## JOB
Review the lines that follow and copy each one that contains the word "chart".

## RAW DATA

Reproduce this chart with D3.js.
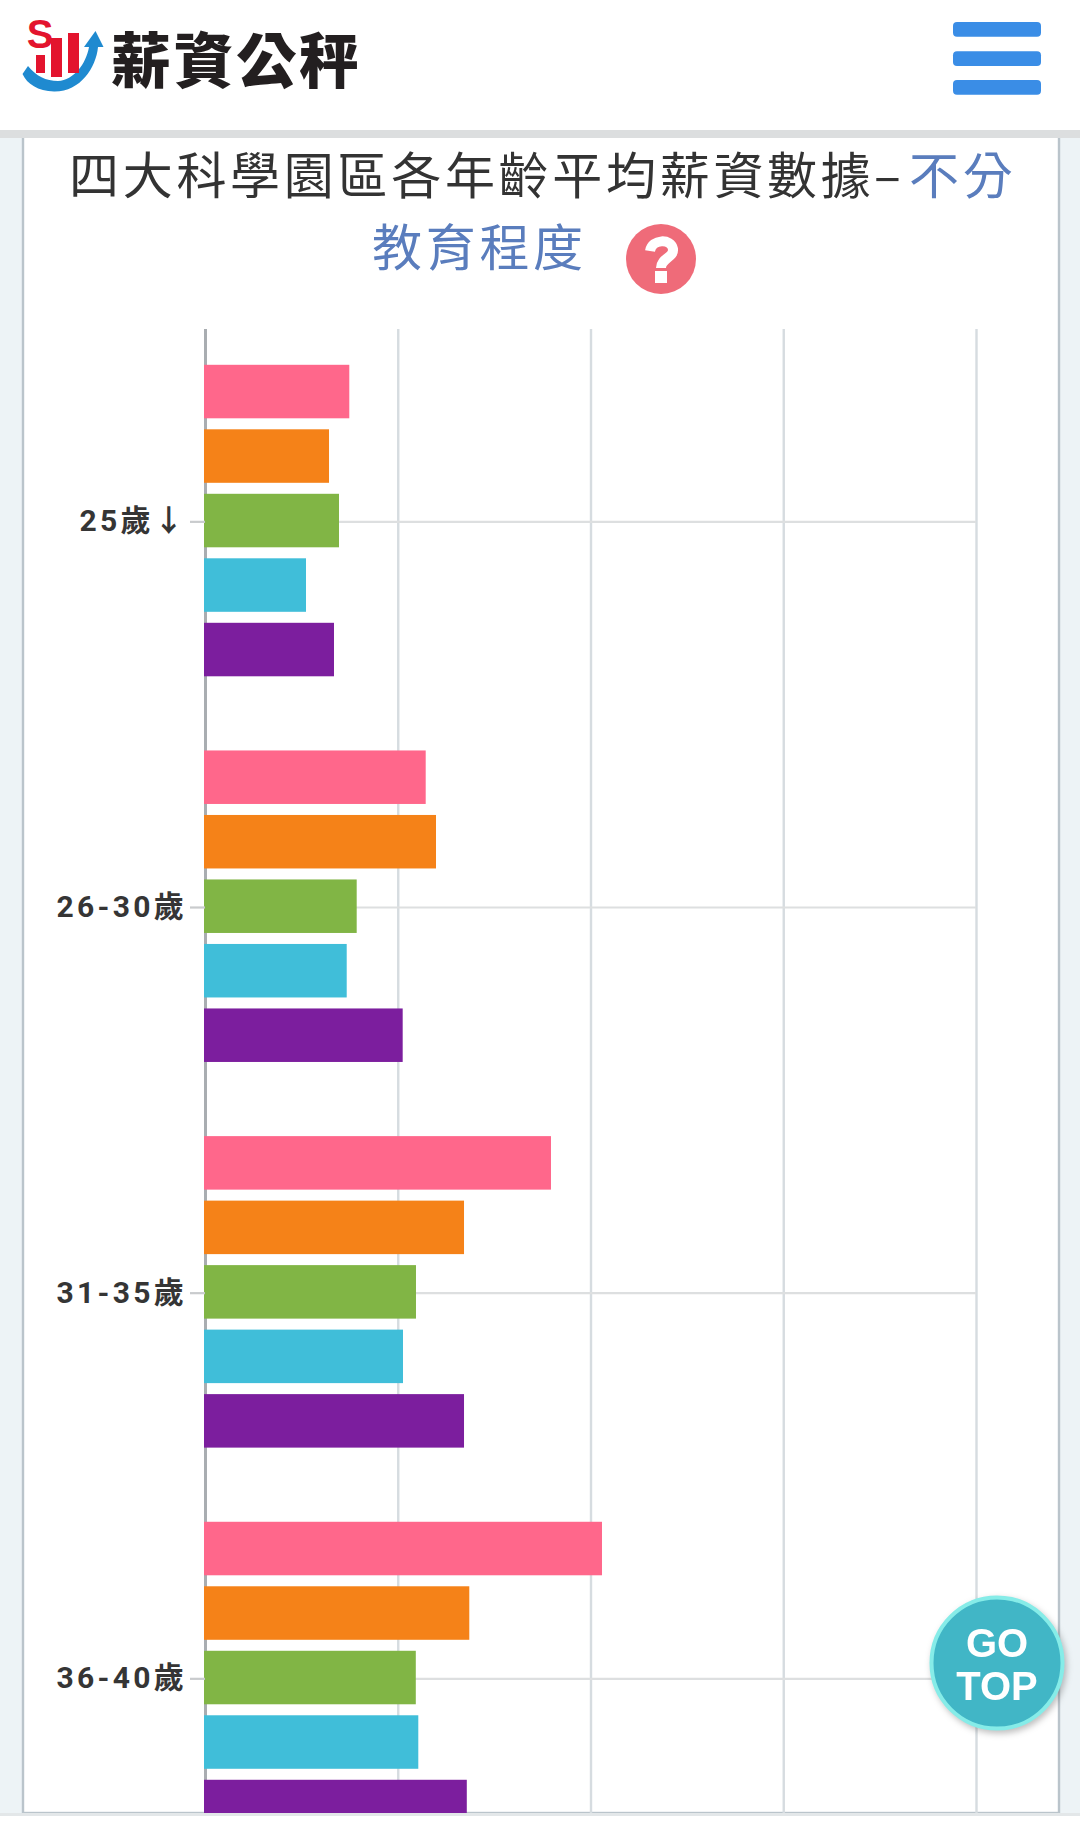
<!DOCTYPE html>
<html lang="zh-Hant">
<head>
<meta charset="utf-8">
<script src="https://cdnjs.cloudflare.com/ajax/libs/d3/7.8.5/d3.min.js"></script>
<style>
html,body{margin:0;padding:0;background:#fff;}
svg{display:block;}
text{font-family:"Noto Sans CJK TC","Noto Sans CJK SC",sans-serif;}
.age text{font-family:Roboto,"Noto Sans CJK TC",sans-serif;font-weight:700;font-size:30px;letter-spacing:3.3px;fill:#353535;}
</style>
</head>
<body>
<svg id="page" width="1080" height="1821" xmlns="http://www.w3.org/2000/svg"></svg>
<script>
// ---- data (average monthly pay, one row per park series) ----
const ageGroups = ["25歲↓", "26-30歲", "31-35歲", "36-40歲"];
const seriesNames = ["系列一", "系列二", "系列三", "系列四", "系列五"];
const series1 = [37430, 57250, 89750, 102980];
const series2 = [32170, 59920, 67190, 68560];
const series3 = [34760, 39350, 54730, 54680];
const series4 = [26200, 36760, 51360, 55330];
const series5 = [33460, 51280, 67190, 67910];
const seriesValues = [series1, series2, series3, series4, series5];
const seriesColors = ["#FF678B", "#F58218", "#81B545", "#40BED9", "#7C1E9E"];
const valueTicks = [0, 50000, 100000, 150000, 200000];
const titleDark = "四大科學園區各年齡平均薪資數據";
const titleBlue1 = "不分";
const titleBlue2 = "教育程度";

const svg = d3.select("#page");

// ---- page furniture ----
svg.append("rect").attr("width", 1080).attr("height", 1813).attr("fill", "#EDF3F6");
svg.append("rect").attr("x", 23).attr("y", 130).attr("width", 1036).attr("height", 1683)
  .attr("fill", "#fff").attr("stroke", "#BAC4CB").attr("stroke-width", 2.4);
svg.append("rect").attr("y", 1813).attr("width", 1080).attr("height", 8).attr("fill", "#fff");
svg.append("rect").attr("y", 1813).attr("width", 1080).attr("height", 3).attr("fill", "#E3E7E9");

// header
svg.append("rect").attr("width", 1080).attr("height", 130).attr("fill", "#fff");
svg.append("rect").attr("y", 130).attr("width", 1080).attr("height", 8).attr("fill", "#DCDEDF");

// logo
const logo = svg.append("g");
logo.append("path").attr("fill", "#1F8AD0")
  .attr("d", "M22.5 74 L28 66 C36 76 46 81 58 81 C74 80 86 64 89 47 L84 47 L95.5 31 L103.5 47 L98 47 C96 68 80 92 54 91.5 C38 91 27 84 22.5 74 Z");
logo.selectAll("rect.b").data([[36, 55, 9, 18], [51, 38, 11, 39], [68, 33, 11, 40]]).join("rect")
  .attr("class", "b").attr("x", d => d[0]).attr("y", d => d[1]).attr("width", d => d[2]).attr("height", d => d[3])
  .attr("fill", "#E3142E");
logo.append("text").text("S").attr("x", 40).attr("y", 48).attr("text-anchor", "middle")
  .attr("fill", "#E3142E").style("font-family", "'Liberation Sans'").style("font-weight", 700).style("font-size", "40px");
logo.append("text").text("薪資公秤").attr("x", 111).attr("y", 83)
  .attr("textLength", 248).attr("lengthAdjust", "spacing")
  .attr("fill", "#231F20").style("font-weight", 900).style("font-size", "60px");

// hamburger
svg.append("g").selectAll("rect").data([22, 51.3, 80]).join("rect")
  .attr("x", 953).attr("y", d => d).attr("width", 88).attr("height", 14.7).attr("rx", 4)
  .attr("fill", "#3A8DE6");

// title
const title = svg.append("g").style("font-size", "50px").style("font-weight", 400);
const line1 = title.append("text").attr("y", 194).attr("fill", "#333").style("letter-spacing", "3.7px");
line1.append("tspan").attr("x", 69).text(titleDark);
line1.append("tspan").attr("x", 874).text("–");
line1.append("tspan").attr("x", 909).text(titleBlue1).attr("fill", "#5A7DBD");
title.append("text").attr("x", 372).attr("y", 266).attr("fill", "#5A7DBD").style("letter-spacing", "3.7px").text(titleBlue2);

// help icon
svg.append("circle").attr("cx", 661).attr("cy", 259).attr("r", 35).attr("fill", "#EF6B79");
svg.append("path").attr("fill", "none").attr("stroke", "#fff").attr("stroke-width", 10)
  .attr("d", "M650 251 C652 239 671 238 673 249 C674 258 661 258 661 268");
svg.append("rect").attr("x", 655).attr("y", 271).attr("width", 12).attr("height", 12).attr("fill", "#fff");

// ---- chart ----
const plotLeft = 205, plotTop = 329, plotBottom = 1813;
const x = d3.scaleLinear().domain([0, 200000]).range([plotLeft, 976]);
const y = d3.scaleBand().domain(ageGroups).range([plotTop, plotTop + 4 * 385.67])
  .paddingInner(0.1923).paddingOuter(0.0962);
const inner = d3.scaleBand().domain(seriesNames).range([0, y.bandwidth()]).paddingInner(0.1705);
const barLift = 1.3;

svg.append("defs").append("clipPath").attr("id", "plotClip").append("rect")
  .attr("x", 0).attr("y", plotTop - 1).attr("width", 1080).attr("height", plotBottom - plotTop + 1);
const plot = svg.append("g").attr("clip-path", "url(#plotClip)");

// vertical grid
const vGrid = plot.append("g").attr("transform", `translate(0,${plotTop})`)
  .call(d3.axisBottom(x).tickValues(valueTicks).tickSize(plotBottom - plotTop).tickFormat(""));
vGrid.select(".domain").remove();
vGrid.selectAll("line").attr("stroke", d => d === 0 ? "#A9ADB1" : "#D6DCE0").attr("stroke-width", d => d === 0 ? 3 : 2.4);

// horizontal grid
const hGrid = plot.append("g").attr("transform", `translate(${plotLeft},0)`)
  .call(d3.axisRight(y).tickSize(x.range()[1] - plotLeft).tickFormat(""));
hGrid.select(".domain").remove();
hGrid.selectAll("line").attr("stroke", "#DDDFE0").attr("stroke-width", 2.2);

// category axis
const yAxis = svg.append("g").attr("class", "age").attr("transform", `translate(${plotLeft},0)`)
  .call(d3.axisLeft(y).tickSize(15).tickPadding(3));
yAxis.select(".domain").remove();
yAxis.selectAll("line").attr("stroke", "#C9CBCD").attr("stroke-width", 2.2);

// bars
const groups = plot.append("g").selectAll("g").data(ageGroups).join("g")
  .attr("transform", a => `translate(0,${y(a) - barLift})`);
groups.selectAll("rect")
  .data((a, i) => seriesNames.map((s, k) => ({ s, k, v: seriesValues[k][i] })))
  .join("rect")
  .attr("x", x(0) - 1)
  .attr("y", d => inner(d.s))
  .attr("width", d => x(d.v) - x(0) + 1)
  .attr("height", inner.bandwidth())
  .attr("fill", d => seriesColors[d.k]);

// go-top button
const go = svg.append("g").style("filter", "drop-shadow(2px 3px 3px rgba(0,0,0,0.25))");
go.append("circle").attr("cx", 997).attr("cy", 1663).attr("r", 65.5)
  .attr("fill", "#41B6C6").attr("stroke", "#86ECE8").attr("stroke-width", 4);
go.selectAll("text").data([["GO", 1657], ["TOP", 1700]]).join("text")
  .text(d => d[0]).attr("x", 997).attr("y", d => d[1]).attr("text-anchor", "middle").attr("fill", "#fff")
  .style("font-family", "'Liberation Sans'").style("font-weight", 700).style("font-size", "40px");
</script>
</body>
</html>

## OUTPUT OF THE TASK
Reproduce this chart with D3.js.
// ---- chart ----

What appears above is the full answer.